Marco Impagliazzo, current president of the Community of Sant’Egidio, links the Assisi event with the document Pope Francis signed in Abu Dhabi on February 4 2019, together with the imam of Al-Azhar, Ahmad Al-Tayyeb. “The Abu Dhabi document,” Impagliazzo states, “is perhaps the conclusion of a rough and dramatic journey that has posed a tough test for the spirit of Assisi since September 11 2001. There is certainly a common thread that binds the two events” (Il Fatto quotidiano, February 28 2021). On a visit to Cairo in 2012, Riccardi held a conference on November 26 at the University of Al-Azhar in which he praised the triumphant democracy in Egypt, stating that “thanks to the Arab Spring, the Mediterranean has become an entirely democratic sea.” The Muslim university of Al-Azhar, he added, “over the centuries has not only kept the faith, but has also kept the culture alive with humanism.”

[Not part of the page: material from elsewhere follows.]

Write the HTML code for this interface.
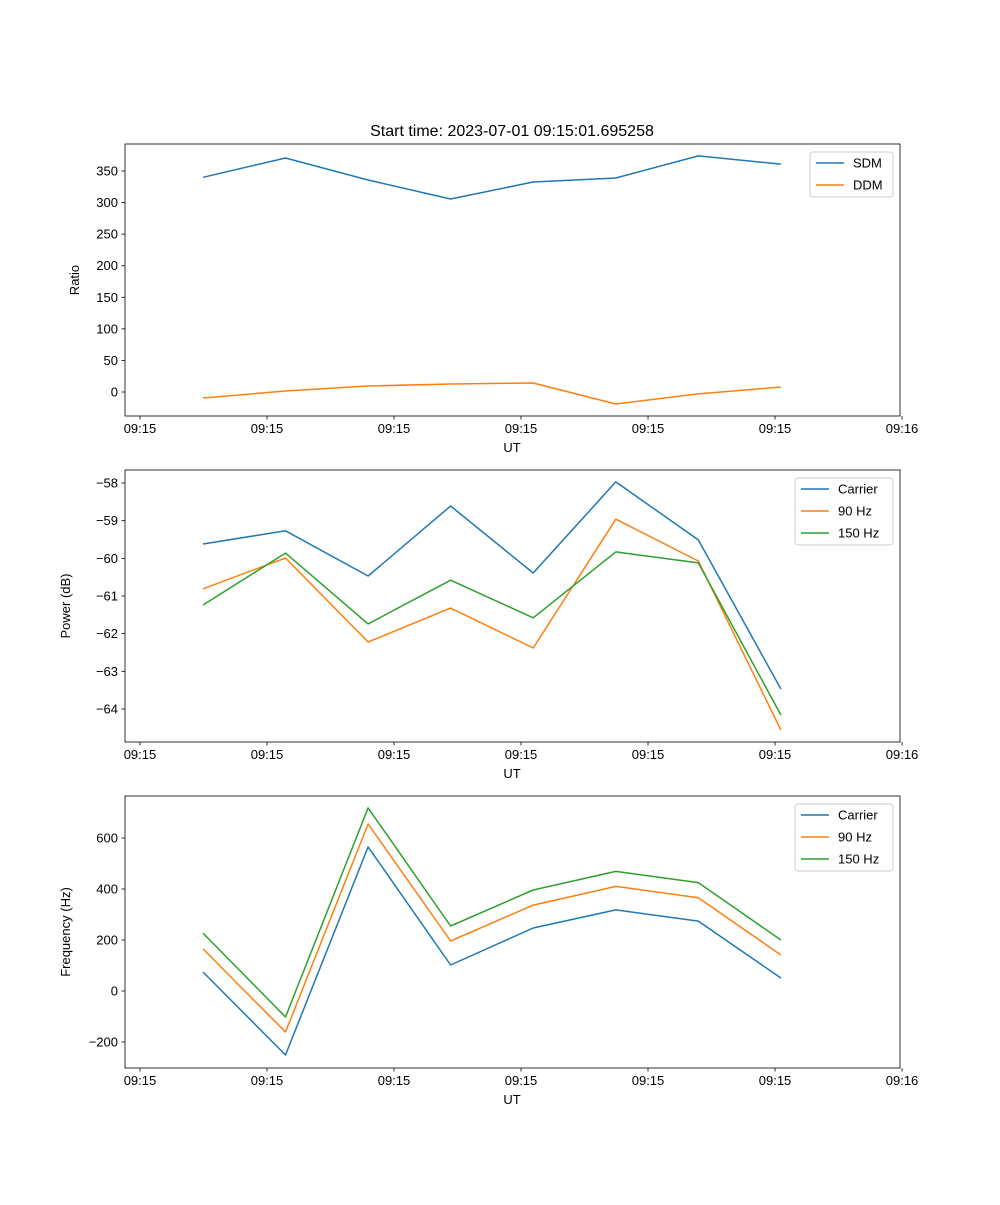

Along these lines, on October 7 2021 “Vatican events rose to new heights of theatricality, in Rome, against the backdrop of the Colosseum, with a collective appeal for peace between peoples and religions launched by Pope Francis and major world religious leaders, at center stage ecumenical patriarch of Constantinople Bartholomew I and grand imam of Al-Azhar Ahmad Al-Tayyeb, all joined in an embrace of likemindedness on none other than the anniversary of the battle of Lepanto. At the key ceremony there were two inaugural speeches: by Andrea Riccardi (in the photo), founder and absolute monarch of the community of Sant’Egidio and in effect the promoter of the event, as master of the house, and by German Chancellor Angela Merkel, as pampered guest” (http://magister.blogautore.espresso.repubblica.it/2021/10/12/conclave-in-sight-operation-sant%e2%80%99egidio/).
It matters little at this point that Andrea Riccardi was not elected president of the Republic. What counts is that the left wing has recognized itself in his name, even if only as a coalition candidate. This confirms the role of this pan-ecumenist professor with boundless ambitions. In his latest book La Chiesa brucia (Laterza 2021), Riccardi glimpses “a world without the Church,” in which he nonetheless knows how to operate, showing himself to be ever more inclusive in the transversal relations he holds with left and the right, just like Cardinal Matteo Zuppi, a member of Sant’Egidio with whom for years he has worked in tandem. Mozambique has granted both of them honorary citizenship for having contributed to the realization of the peace treaty signed in Rome on October 4 1992 between the government and the Marxist-Maoist rebels. The progressive Catholic magazine Golias in1996 identified Sant’Egidio as a lobby that could be decisive in the selection of the next Pope (Sant’Egidio: les souterrains du Vatican,” Golias no. 50, September 1996). More than twenty-five years have gone by, and today Sant’Egidio can count on an international network of contacts that outstrips that of any other cardinal, and above all on a cardinal the likes of Matteo Zuppi, whom some would like to see in pole position in the succession to Pope Francis. If the doors of the Quirinale have closed for Riccardi, those of the Apostolic Palaces are still open for Zuppi, and the Sant’Egidio game is yet to be played.